=== TASK DESCRIPTION ===
Set the listing down again in full, word for word, with the pictures left out.

--- START MATERIAL PROVIDED ---

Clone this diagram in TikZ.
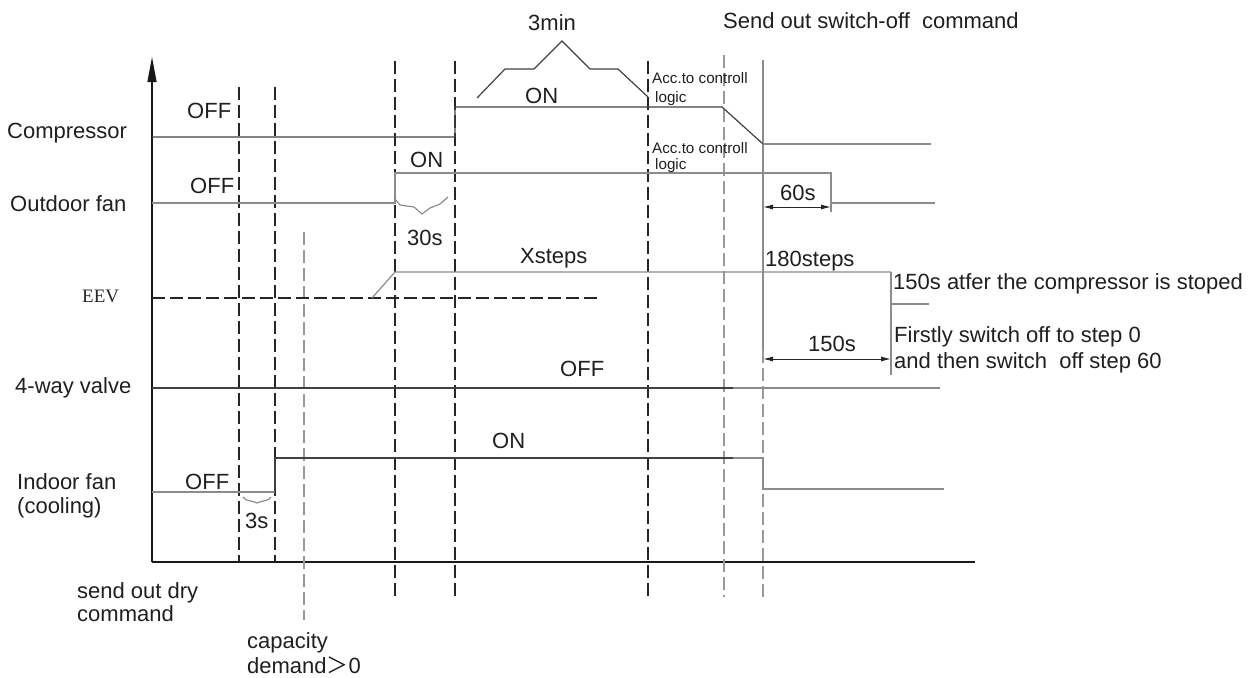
\documentclass[tikz,border=0pt]{standalone}
\usepackage{fontspec}
\setmainfont{Liberation Sans}
\newfontfamily\eevfont{Liberation Serif}
\newfontfamily\cjkfont{Noto Sans CJK SC}
\usetikzlibrary{arrows.meta}
\begin{document}
\begin{tikzpicture}[x=1pt,y=-1pt,
  axis/.style={line width=1.3pt, draw=black!90},
  sigd/.style={line width=1.2pt, draw=black!75},
  sigg/.style={line width=1.2pt, draw=black!45},
  vdashd/.style={line width=1.2pt, draw=black!85, dash pattern=on 13pt off 5pt},
  vdashg/.style={line width=1.2pt, draw=black!40, dash pattern=on 13pt off 5pt},
  dimline/.style={line width=1pt, draw=black!85, {Latex[length=10pt,width=5pt]}-{Latex[length=10pt,width=5pt]}},
  lbl/.style={inner sep=0pt, anchor=base west, text=black!88, font=\fontsize{22}{26}\selectfont},
  small/.style={inner sep=0pt, anchor=base west, text=black!88, font=\fontsize{15.2}{18}\selectfont},
]
\useasboundingbox (0,0) rectangle (1252,677);

% axes
\draw[axis] (152,562) -- (975,562);
\draw[axis, -{Triangle[length=25pt,width=9pt]}] (152,562) -- (152,57);

% vertical time markers
\foreach \x in {239,275} \draw[vdashd] (\x,87) -- (\x,562);
\foreach \x in {395,455,648} \draw[vdashd] (\x,61) -- (\x,597);
\draw[vdashg] (304,232) -- (304,620);
\draw[vdashg] (724,55) -- (724,597);
\draw[sigg] (763,60) -- (763,350);
\draw[vdashg] (763,350) -- (763,597);

% compressor
\draw[sigd] (152,137) -- (455,137) -- (455,107) -- (722,107) -- (763,144);
\draw[sigg] (763,144) -- (931,144);

% outdoor fan
\draw[sigg] (152,203) -- (395,203) -- (395,173) -- (831,173) -- (831,212);
\draw[sigg] (831,203) -- (935,203);

% EEV
\draw[vdashd] (152,298) -- (598,298);
\draw[sigg] (372,298) -- (395,272) -- (891,272);
\draw[sigg] (891,272) -- (891,375);
\draw[sigg] (891,304) -- (929,304);

% 4-way valve
\draw[sigd] (152,388) -- (733,388);
\draw[sigg] (733,388) -- (940,388);

% indoor fan
\draw[sigg] (152,492) -- (275,492);
\draw[sigd] (275,492) -- (275,458) -- (733,458);
\draw[sigg] (733,458) -- (763,458) -- (763,489) -- (944,489);

% 3min bracket
\draw[sigd] (477,98) -- (505,69) -- (534,69) -- (562,41) -- (590,69) -- (618,69) -- (648,97);

% braces
\draw[sigg] (395,199) -- (400,205) -- (414,207) -- (422,214) -- (430,208) -- (440,204) -- (448,197);
\draw[sigg] (243,497) .. controls (245,501) and (250,500) .. (257,503) .. controls (264,500) and (269,501) .. (271,497);

% dimensions
\draw[dimline] (763,207) -- (831,207);
\draw[dimline] (763,359) -- (891,359);

% labels
\node[lbl] (tcomp) at (7,138) {Compressor};
\node[lbl] (toutd) at (10,211) {Outdoor fan};
\node[inner sep=0pt, anchor=base west, text=black!85, font=\eevfont\fontsize{19}{22}\selectfont] (teev) at (82,302) {EEV};
\node[lbl] (tfour) at (15,393) {4-way valve};
\node[lbl] (tind1) at (17,489) {Indoor fan};
\node[lbl] (tind2) at (17,513) {(cooling)};

\node[lbl] (off1) at (187,118) {OFF};
\node[lbl] (off2) at (190,193) {OFF};
\node[lbl] (off3) at (560,376) {OFF};
\node[lbl] (off4) at (185,489) {OFF};
\node[lbl] (on1) at (525,103) {ON};
\node[lbl] (on2) at (410,167) {ON};
\node[lbl] (on3) at (492,448) {ON};

\node[lbl] (t3min) at (528,31) {3min};
\node[lbl] (tsend) at (723,29) {Send out switch-off\ \ command};
\node[lbl] (t30s) at (407,245) {30s};
\node[lbl] (txst) at (520,263) {Xsteps};
\node[lbl] (t180) at (765,266) {180steps};
\node[lbl] (t60s) at (780,200) {60s};
\node[lbl] (t150s) at (808,351) {150s};
\node[lbl] (tafter) at (893,289) {150s atfer the compressor is stoped};
\node[lbl] (tfirst) at (894,342) {Firstly switch off to step 0};
\node[lbl] (tthen) at (894,368) {and then switch\ \ off step 60};
\node[lbl] (t3s) at (245,528) {3s};

\node[small] (acc1) at (652,84) {Acc.to controll};
\node[small] (log1) at (655,102) {logic};
\node[small] (acc2) at (652,153) {Acc.to controll};
\node[small] (log2) at (655,169) {logic};

\node[lbl] (dry1) at (77,598) {send out dry};
\node[lbl] (dry2) at (77,621) {command};
\node[lbl] (cap1) at (247,648) {capacity};
\node[lbl] (cap2) at (247,673) {demand{\cjkfont ＞}0};
\end{tikzpicture}
\end{document}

--- END MATERIAL PROVIDED ---

=== FINAL RESULT ===
Clone this diagram in TikZ.
\documentclass[tikz,border=0pt]{standalone}
\usepackage{fontspec}
\setmainfont{Liberation Sans}
\newfontfamily\eevfont{Liberation Serif}
\newfontfamily\cjkfont{Noto Sans CJK SC}
\usetikzlibrary{arrows.meta}
\begin{document}
\begin{tikzpicture}[x=1pt,y=-1pt,
  axis/.style={line width=1.3pt, draw=black!90},
  sigd/.style={line width=1.2pt, draw=black!75},
  sigg/.style={line width=1.2pt, draw=black!45},
  vdashd/.style={line width=1.2pt, draw=black!85, dash pattern=on 13pt off 5pt},
  vdashg/.style={line width=1.2pt, draw=black!40, dash pattern=on 13pt off 5pt},
  dimline/.style={line width=1pt, draw=black!85, {Latex[length=10pt,width=5pt]}-{Latex[length=10pt,width=5pt]}},
  lbl/.style={inner sep=0pt, anchor=base west, text=black!88, font=\fontsize{22}{26}\selectfont},
  small/.style={inner sep=0pt, anchor=base west, text=black!88, font=\fontsize{15.2}{18}\selectfont},
]
\useasboundingbox (0,0) rectangle (1252,677);

% axes
\draw[axis] (152,562) -- (975,562);
\draw[axis, -{Triangle[length=25pt,width=9pt]}] (152,562) -- (152,57);

% vertical time markers
\foreach \x in {239,275} \draw[vdashd] (\x,87) -- (\x,562);
\foreach \x in {395,455,648} \draw[vdashd] (\x,61) -- (\x,597);
\draw[vdashg] (304,232) -- (304,620);
\draw[vdashg] (724,55) -- (724,597);
\draw[sigg] (763,60) -- (763,350);
\draw[vdashg] (763,350) -- (763,597);

% compressor
\draw[sigd] (152,137) -- (455,137) -- (455,107) -- (722,107) -- (763,144);
\draw[sigg] (763,144) -- (931,144);

% outdoor fan
\draw[sigg] (152,203) -- (395,203) -- (395,173) -- (831,173) -- (831,212);
\draw[sigg] (831,203) -- (935,203);

% EEV
\draw[vdashd] (152,298) -- (598,298);
\draw[sigg] (372,298) -- (395,272) -- (891,272);
\draw[sigg] (891,272) -- (891,375);
\draw[sigg] (891,304) -- (929,304);

% 4-way valve
\draw[sigd] (152,388) -- (733,388);
\draw[sigg] (733,388) -- (940,388);

% indoor fan
\draw[sigg] (152,492) -- (275,492);
\draw[sigd] (275,492) -- (275,458) -- (733,458);
\draw[sigg] (733,458) -- (763,458) -- (763,489) -- (944,489);

% 3min bracket
\draw[sigd] (477,98) -- (505,69) -- (534,69) -- (562,41) -- (590,69) -- (618,69) -- (648,97);

% braces
\draw[sigg] (395,199) -- (400,205) -- (414,207) -- (422,214) -- (430,208) -- (440,204) -- (448,197);
\draw[sigg] (243,497) .. controls (245,501) and (250,500) .. (257,503) .. controls (264,500) and (269,501) .. (271,497);

% dimensions
\draw[dimline] (763,207) -- (831,207);
\draw[dimline] (763,359) -- (891,359);

% labels
\node[lbl] (tcomp) at (7,138) {Compressor};
\node[lbl] (toutd) at (10,211) {Outdoor fan};
\node[inner sep=0pt, anchor=base west, text=black!85, font=\eevfont\fontsize{19}{22}\selectfont] (teev) at (82,302) {EEV};
\node[lbl] (tfour) at (15,393) {4-way valve};
\node[lbl] (tind1) at (17,489) {Indoor fan};
\node[lbl] (tind2) at (17,513) {(cooling)};

\node[lbl] (off1) at (187,118) {OFF};
\node[lbl] (off2) at (190,193) {OFF};
\node[lbl] (off3) at (560,376) {OFF};
\node[lbl] (off4) at (185,489) {OFF};
\node[lbl] (on1) at (525,103) {ON};
\node[lbl] (on2) at (410,167) {ON};
\node[lbl] (on3) at (492,448) {ON};

\node[lbl] (t3min) at (528,31) {3min};
\node[lbl] (tsend) at (723,29) {Send out switch-off\ \ command};
\node[lbl] (t30s) at (407,245) {30s};
\node[lbl] (txst) at (520,263) {Xsteps};
\node[lbl] (t180) at (765,266) {180steps};
\node[lbl] (t60s) at (780,200) {60s};
\node[lbl] (t150s) at (808,351) {150s};
\node[lbl] (tafter) at (893,289) {150s atfer the compressor is stoped};
\node[lbl] (tfirst) at (894,342) {Firstly switch off to step 0};
\node[lbl] (tthen) at (894,368) {and then switch\ \ off step 60};
\node[lbl] (t3s) at (245,528) {3s};

\node[small] (acc1) at (652,84) {Acc.to controll};
\node[small] (log1) at (655,102) {logic};
\node[small] (acc2) at (652,153) {Acc.to controll};
\node[small] (log2) at (655,169) {logic};

\node[lbl] (dry1) at (77,598) {send out dry};
\node[lbl] (dry2) at (77,621) {command};
\node[lbl] (cap1) at (247,648) {capacity};
\node[lbl] (cap2) at (247,673) {demand{\cjkfont ＞}0};
\end{tikzpicture}
\end{document}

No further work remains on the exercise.